====== Lab 6. For expressions ======

===== 6.1 A small string DSL =====

<note warning>For this laboratory, you will need to have a scala version >= 3.0.0, only starting from version 3.0.0 is the keyword "extension" available.</note>

In this section we will extend the scala ''String'' class with several operators that implement useful string functions, effectively obtaining a small string-specialized [[https://en.wikipedia.org/wiki/Domain-specific_language|DSL]].
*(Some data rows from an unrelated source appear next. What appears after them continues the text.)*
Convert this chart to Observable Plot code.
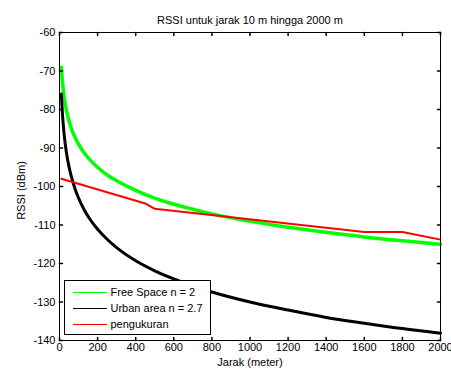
<!DOCTYPE html>
<html><head><meta charset="utf-8">
<script src="https://cdn.jsdelivr.net/npm/d3@7"></script>
<script src="https://cdn.jsdelivr.net/npm/@observablehq/plot@0.6"></script>
<style>body{margin:0;background:#fff}</style>
</head><body><div id="chart"></div>
<script>
const title = "RSSI untuk jarak 10 m hingga 2000 m";
const xLabel = "Jarak (meter)";
const yLabel = "RSSI (dBm)";
const xTicks = [0, 200, 400, 600, 800, 1000, 1200, 1400, 1600, 1800, 2000];
const yTicks = [-140, -130, -120, -110, -100, -90, -80, -70, -60];

const modelDistances = [10, 12, 15, 20, 25, 30, 40, 50, 60, 80, 100, 130, 160, 200, 250, 300, 400, 500, 600, 700, 800, 1000, 1200, 1400, 1600, 1800, 2000];
const freeSpace = [-69, -70.6, -72.5, -75.0, -77.0, -78.5, -81.0, -83.0, -84.6, -87.1, -89.0, -91.3, -93.1, -95.0, -97.0, -98.5, -101.0, -103.0, -104.6, -105.9, -107.1, -109.0, -110.6, -111.9, -113.1, -114.1, -115.0];
const urbanArea = [-76, -78.1, -80.8, -84.1, -86.7, -88.9, -92.3, -94.9, -97.0, -100.4, -103.0, -106.1, -108.5, -111.1, -113.7, -115.9, -119.3, -121.9, -124.0, -125.8, -127.4, -130.0, -132.1, -134.0, -135.5, -136.9, -138.1];

const measDistances = [10, 450, 500, 1600, 1800, 2000];
const measured = [-98, -104.4, -105.8, -111.8, -111.8, -113.8];

const seriesNames = ["Free Space n = 2", "Urban area n = 2.7", "pengukuran"];
const seriesColors = ["#00ff00", "#000000", "#ff0000"];

const fsData = modelDistances.map((d, i) => ({d, v: freeSpace[i]}));
const urData = modelDistances.map((d, i) => ({d, v: urbanArea[i]}));
const meData = measDistances.map((d, i) => ({d, v: measured[i]}));

const tickShape = {draw(ctx, l) { ctx.moveTo(0, 0); ctx.lineTo(0, -l); }};
const font = "'Liberation Sans', Arial, Helvetica, sans-serif";

const svg = Plot.plot({
  width: 451, height: 369,
  marginLeft: 59, marginRight: 11, marginTop: 32, marginBottom: 29,
  x: {domain: [0, 2000]},
  y: {domain: [-140, -60]},
  style: {fontFamily: font, fontSize: "11px", background: "white", color: "black"},
  marks: [
    Plot.lineY(fsData, {x: "d", y: "v", stroke: seriesColors[0], strokeWidth: 3.5, curve: "monotone-x"}),
    Plot.lineY(urData, {x: "d", y: "v", stroke: seriesColors[1], strokeWidth: 3, curve: "monotone-x"}),
    Plot.lineY(meData, {x: "d", y: "v", stroke: seriesColors[2], strokeWidth: 2}),
    Plot.frame({stroke: "black", strokeWidth: 1}),
    Plot.vector(xTicks, {x: d => d, frameAnchor: "bottom", length: 3, rotate: 0, anchor: "start", shape: tickShape, stroke: "black"}),
    Plot.vector(xTicks, {x: d => d, frameAnchor: "top", length: 3, rotate: 180, anchor: "start", shape: tickShape, stroke: "black"}),
    Plot.vector(yTicks, {y: d => d, frameAnchor: "left", length: 3, rotate: 90, anchor: "start", shape: tickShape, stroke: "black"}),
    Plot.vector(yTicks, {y: d => d, frameAnchor: "right", length: 3, rotate: 270, anchor: "start", shape: tickShape, stroke: "black"}),
    Plot.axisX({ticks: xTicks, anchor: "bottom", tickSize: 0, tickPadding: 3, tickFormat: d => `${d}`, label: null, fontSize: 11}),
    Plot.axisY({ticks: yTicks, anchor: "left", tickSize: 0, tickPadding: 4, tickFormat: d => `${d}`, label: null, fontSize: 11}),
    Plot.text([title], {text: d => d, frameAnchor: "top", dy: -12, textAnchor: "middle", lineAnchor: "middle", fontSize: 11}),
    Plot.text([xLabel], {text: d => d, frameAnchor: "bottom", dy: 22, textAnchor: "middle", lineAnchor: "middle", fontSize: 11}),
    Plot.text([yLabel], {text: d => d, frameAnchor: "left", dx: -38, dy: 4, rotate: -90, textAnchor: "middle", lineAnchor: "middle", fontSize: 11})
  ]
});
document.getElementById("chart").appendChild(svg);

// legend box inside the plot area (lower left)
const lg = d3.select(svg).append("g").attr("transform", "translate(64.5,280.5)")
  .attr("font-family", font).attr("font-size", 11).attr("text-anchor", "start");
lg.append("rect").attr("width", 146).attr("height", 54).attr("fill", "white").attr("stroke", "black");
seriesNames.forEach((name, i) => {
  const y = 12 + i * 16;
  lg.append("line").attr("x1", 8).attr("x2", 42).attr("y1", y).attr("y2", y)
    .attr("stroke", seriesColors[i]).attr("stroke-width", 1).attr("shape-rendering", "crispEdges");
  lg.append("text").attr("x", 46).attr("y", y).attr("dy", "0.35em").attr("text-anchor", "start").attr("fill", "black").text(name);
});
</script>
</body></html>
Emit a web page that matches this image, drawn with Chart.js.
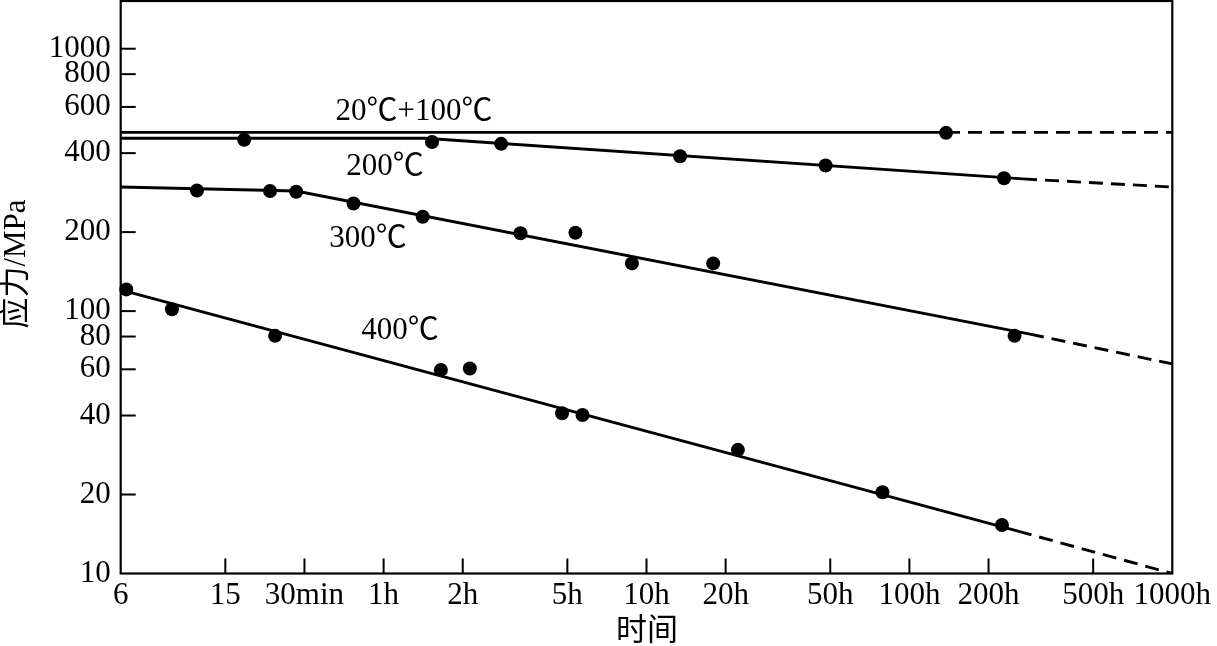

**6.1.1** Implement the ''<nowiki><<</nowiki>'' and ''<nowiki>>></nowiki>'' operators for a ''String'' and an ''Int'', that shift the string in a direction by the given amount:

<code scala>
scala> "odersky" << 2
val res55: String = ersky

scala> "odersky" >> 2
val res56: String = oders
</code>

<note>
Reminder from the DSL (Domain-Specific Language) Course:

<code scala>
extension (str: String) {
  def >>(rhs: Int): String = ???
}
</code>
</note>


**6.1.2** Implement the ''<nowiki><<<</nowiki>'' and ''<nowiki>>>></nowiki>'' operators for a ''String'' and an ''Int'', that **rotate** the string in a direction by the given amount:

<code scala>
scala> "odersky" >>> 2
val res57: String = kyoders

scala> "odersky" <<< 2
val res58: String = erskyod
</code>

**6.1.3** Implement the ''-'' operator between two strings that removes occurrences of the second string from the first one:

<code scala>
scala> "Implement the ''-'' operator between two strings that removes occurrences of the second string from the first one:" - "th"
val res61: String = Implement e ''-'' operator between two strings at removes occurrences of e second string from e first one:
</code>

**6.1.4** Implement the ''~'' unary operator that changes the case of each cased character in the string:

<code scala>
scala> ~"xXx1337ScAlAcOdErxXx"
val res62: String = XxX1337sCaLaCoDeRXxX
</code>

<note>
You will have to use the following signature:

<code scala>
def unary_~ = ...
</code>
</note>

**6.1.5** Implement the ''<nowiki><=></nowiki>'' operator that behaves like C's ''strcmp'' functions: if both strings are equal, returns 0; otherwise, if the first string is lexicographically first, returns a negative values and if the first string is lexicographically seond, returns a positive value:

<code scala>
scala> "haskell" <=> "java"
val res3: Int = -1

scala> "scala" <=> "java"
val res4: Int = 1

scala> "scala" <=> "scala"
val res5: Int = 0
</code>

<note>
This is known as [[https://en.wikipedia.org/wiki/Three-way_comparison#Spaceship_operator|"the spaceship operator"]]. 
</note>

**6.1.6** Implement the ''/'' operator that splits a string into chunks of a given length:

<code scala>
scala> "scalable language" / 3
val res9: List[String] = List(sca, lab, "le ", lan, gua, ge)
</code>

==== 6.2 Tic-Tac-Toe ====

**Tic Tac Toe** is usually played on a 3x3 board, marking positions by each player in rounds. Our game is slightly different (usually called 5-in-a-row):
  * it can be played on a square board of any size **larger or equal to 5**.
  * A player wins if it has marked a line, column or diagonal of **5 consecutive positions** in a row. 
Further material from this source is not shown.